--- The problem ---
Leave out all pictures. Return exactly the lines from the top of the material through the line containing "2, 2, 2, 2, 2];".

^^^^^^^^^^^^^^^^

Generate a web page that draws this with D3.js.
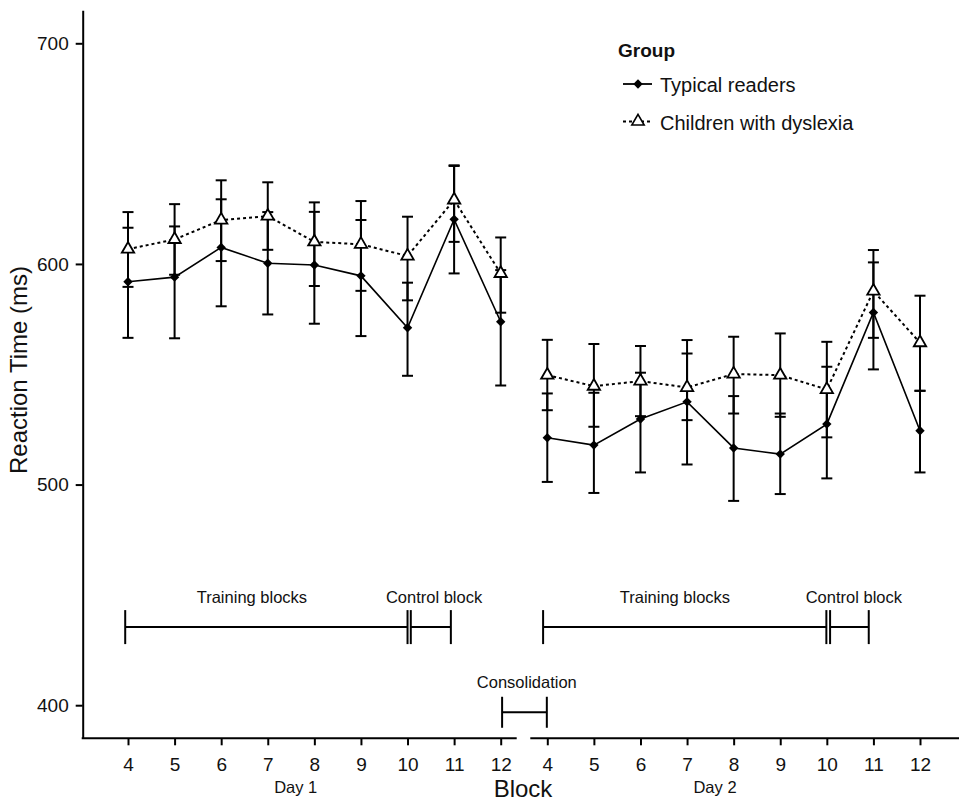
<!DOCTYPE html>
<html>
<head>
<meta charset="utf-8">
<script src="https://cdn.jsdelivr.net/npm/d3@7"></script>
<style>
  body { margin: 0; background: #fff; }
  svg { display: block; font-family: "Liberation Sans", Arial, sans-serif; }
</style>
</head>
<body>
<div id="chart"></div>
<script>
// Reaction time per block, two training days (block index 0..17 = Day 1 blocks 4-12, Day 2 blocks 4-12)
const blockLabels = ['4', '5', '6', '7', '8', '9', '10', '11', '12', '4', '5', '6', '7', '8', '9', '10', '11', '12'];
const dayOfBlock = [1, 1, 1, 1, 1, 1, 1, 1, 1, 2, 2, 2, 2, 2, 2, 2, 2, 2];

// Typical readers: mean, lower and upper error bar ends (ms)
const readersMean = [591.9, 594.0, 607.5, 600.3, 599.5, 594.6, 571.1, 620.2, 573.8,
                     521.2, 517.9, 529.7, 537.5, 516.6, 513.8, 527.4, 578.0, 524.4];
const readersLow  = [566.5, 566.3, 580.8, 577.1, 572.9, 567.3, 549.3, 595.7, 544.9,
                     501.2, 496.2, 505.5, 509.1, 492.6, 495.7, 502.8, 552.2, 505.5];
const readersHigh = [616.4, 617.0, 629.3, 623.5, 623.6, 619.9, 591.5, 644.7, 597.2,
                     541.3, 541.6, 550.7, 565.5, 540.1, 532.2, 553.4, 600.7, 542.5];

// Children with dyslexia
const dyslexiaMean = [606.7, 611.1, 619.9, 621.7, 610.0, 608.9, 603.6, 629.0, 595.7,
                      549.6, 544.6, 546.9, 544.0, 550.1, 549.6, 543.1, 587.7, 564.3];
const dyslexiaLow  = [589.6, 595.1, 601.3, 606.4, 590.0, 587.8, 583.5, 610.0, 577.9,
                      533.7, 526.2, 531.0, 529.2, 532.2, 530.7, 521.4, 566.5, 542.5];
const dyslexiaHigh = [623.5, 627.1, 637.9, 637.0, 627.9, 628.5, 621.4, 644.4, 612.0,
                      565.6, 563.7, 562.8, 559.4, 567.0, 568.5, 564.7, 606.3, 585.6];

const yTicks = [400, 500, 600, 700];

// Phase brackets (block index units, ms)
const bracketNames = ['Training blocks', 'Control block', 'Training blocks', 'Control block', 'Consolidation'];
const bracketStart = [-0.06, 6.07, 8.91, 15.07, 8.03];
const bracketEnd   = [6.0, 6.93, 14.99, 15.9, 8.99];
const bracketLevel = [435.4, 435.4, 435.4, 435.4, 396.8];
const bracketLabelAt = [2.66, 6.57, 11.74, 15.58, 8.56];

const dayNames = ['Day 1', 'Day 2'];
const dayCenter = [3.6, 12.6];

const width = 959, height = 802;

const svg = d3.select('#chart').append('svg')
  .attr('width', width)
  .attr('height', height);

const x = d3.scaleLinear().domain([0, 17]).range([128, 920]);
const y = d3.scaleLinear().domain([385, 715]).range([738.3, 10.2]);
const axisX = 82.7;

// Y axis
const yAxis = svg.append('g')
  .attr('transform', `translate(${axisX},0)`)
  .call(d3.axisLeft(y).tickValues(yTicks).tickSize(7).tickPadding(7).tickSizeOuter(0));
yAxis.select('.domain').attr('stroke', '#000').attr('stroke-width', 2);
yAxis.selectAll('.tick line').attr('stroke', '#000').attr('stroke-width', 2);
yAxis.selectAll('.tick text')
  .attr('font-size', '19px')
  .attr('font-family', '"Liberation Sans", Arial, sans-serif')
  .attr('fill', '#111');

// X axis (broken between the two days)
const xAxis = svg.append('g')
  .attr('transform', `translate(0,${y(385)})`)
  .call(d3.axisBottom(x).tickValues(d3.range(blockLabels.length))
    .tickFormat(i => blockLabels[i]).tickSize(7).tickPadding(12).tickSizeOuter(0));
xAxis.select('.domain').remove();
xAxis.selectAll('.tick line').attr('stroke', '#000').attr('stroke-width', 2);
xAxis.selectAll('.tick text')
  .attr('font-size', '19px')
  .attr('font-family', '"Liberation Sans", Arial, sans-serif')
  .attr('fill', '#111');

const gapL = x(8) + 16, gapR = x(9) - 17;
[[axisX - 1, gapL], [gapR, width]].forEach(([a, b]) => {
  svg.append('line')
    .attr('x1', a).attr('x2', b)
    .attr('y1', y(385)).attr('y2', y(385))
    .attr('stroke', '#000').attr('stroke-width', 2);
});

// Day labels and axis titles
dayNames.forEach((d, i) => {
  svg.append('text')
    .attr('x', x(dayCenter[i])).attr('y', 793)
    .attr('text-anchor', 'middle')
    .attr('font-size', '16.5px')
    .attr('fill', '#111')
    .text(d);
});

svg.append('text')
  .attr('x', 523).attr('y', 797)
  .attr('text-anchor', 'middle')
  .attr('font-size', '24px')
  .attr('fill', '#111')
  .text('Block');

svg.append('text')
  .attr('transform', 'translate(27,370) rotate(-90)')
  .attr('text-anchor', 'middle')
  .attr('font-size', '24px')
  .attr('fill', '#111')
  .text('Reaction Time (ms)');

// Phase brackets
bracketNames.forEach((name, i) => {
  const g = svg.append('g').attr('stroke', '#000').attr('stroke-width', 2);
  const by = y(bracketLevel[i]);
  const half = i === 4 ? 15.5 : 17;
  g.append('line').attr('x1', x(bracketStart[i])).attr('x2', x(bracketEnd[i]))
    .attr('y1', by).attr('y2', by);
  [bracketStart[i], bracketEnd[i]].forEach(v => {
    g.append('line').attr('x1', x(v)).attr('x2', x(v))
      .attr('y1', by - half).attr('y2', by + half);
  });
  svg.append('text')
    .attr('x', x(bracketLabelAt[i]))
    .attr('y', by - 24)
    .attr('text-anchor', 'middle')
    .attr('font-size', '16.5px')
    .attr('fill', '#111')
    .text(name);
});

// Series
const series = [
  { key: 'readers', mean: readersMean, low: readersLow, high: readersHigh, dash: null, width: 1.6 },
  { key: 'dyslexia', mean: dyslexiaMean, low: dyslexiaLow, high: dyslexiaHigh, dash: '3,3', width: 2 }
];

const capW = 5.5;
series.forEach(s => {
  const pts = s.mean.map((m, i) => ({ i, m, lo: s.low[i], hi: s.high[i], day: dayOfBlock[i] }));

  // error bars
  const eb = svg.append('g').attr('stroke', '#000').attr('stroke-width', 2);
  pts.forEach(p => {
    eb.append('line').attr('x1', x(p.i)).attr('x2', x(p.i)).attr('y1', y(p.lo)).attr('y2', y(p.hi));
    [p.lo, p.hi].forEach(v => {
      eb.append('line').attr('x1', x(p.i) - capW).attr('x2', x(p.i) + capW).attr('y1', y(v)).attr('y2', y(v));
    });
  });

  // lines, one per day
  const line = d3.line().x(d => x(d.i)).y(d => y(d.m));
  [1, 2].forEach(day => {
    svg.append('path')
      .datum(pts.filter(p => p.day === day))
      .attr('fill', 'none')
      .attr('stroke', '#000')
      .attr('stroke-width', s.width)
      .attr('stroke-dasharray', s.dash)
      .attr('d', line);
  });
});

// markers: square turned 45 degrees for readers, open triangle for dyslexia
const diamond = d3.symbol().type(d3.symbolSquare).size(44);
const triangle = d3.symbol().type(d3.symbolTriangle).size(66);

svg.append('g').selectAll('path')
  .data(dyslexiaMean)
  .join('path')
  .attr('transform', (d, i) => `translate(${x(i)},${y(d)})`)
  .attr('d', triangle)
  .attr('fill', '#fff')
  .attr('stroke', '#000')
  .attr('stroke-width', 1.8);

svg.append('g').selectAll('path')
  .data(readersMean)
  .join('path')
  .attr('transform', (d, i) => `translate(${x(i)},${y(d)}) rotate(45)`)
  .attr('d', diamond)
  .attr('fill', '#000');

// Legend
const legend = svg.append('g');
legend.append('text')
  .attr('x', 618).attr('y', 57)
  .attr('font-size', '19px').attr('font-weight', 'bold').attr('fill', '#111')
  .text('Group');

const legendItems = [
  { label: 'Typical readers', dash: null, sym: diamond, fill: '#000', rot: 45, y: 84 },
  { label: 'Children with dyslexia', dash: '3,3', sym: triangle, fill: '#fff', rot: 0, y: 121.5 }
];
legendItems.forEach(it => {
  legend.append('line')
    .attr('x1', 623).attr('x2', 652).attr('y1', it.y).attr('y2', it.y)
    .attr('stroke', '#000').attr('stroke-width', 1.8)
    .attr('stroke-dasharray', it.dash);
  legend.append('path')
    .attr('transform', `translate(638,${it.y}) rotate(${it.rot})`)
    .attr('d', it.sym)
    .attr('fill', it.fill)
    .attr('stroke', '#000')
    .attr('stroke-width', it.fill === '#fff' ? 1.6 : 0);
  legend.append('text')
    .attr('x', 660).attr('y', it.y + 8)
    .attr('font-size', '20px').attr('fill', '#111')
    .text(it.label);
});
</script>
</body>
</html>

^^^^^^^^^^^^^^^^

--- Worked answer ---
Generate a web page that draws this with D3.js.
<!DOCTYPE html>
<html>
<head>
<meta charset="utf-8">
<script src="https://cdn.jsdelivr.net/npm/d3@7"></script>
<style>
  body { margin: 0; background: #fff; }
  svg { display: block; font-family: "Liberation Sans", Arial, sans-serif; }
</style>
</head>
<body>
<div id="chart"></div>
<script>
// Reaction time per block, two training days (block index 0..17 = Day 1 blocks 4-12, Day 2 blocks 4-12)
const blockLabels = ['4', '5', '6', '7', '8', '9', '10', '11', '12', '4', '5', '6', '7', '8', '9', '10', '11', '12'];
const dayOfBlock = [1, 1, 1, 1, 1, 1, 1, 1, 1, 2, 2, 2, 2, 2, 2, 2, 2, 2];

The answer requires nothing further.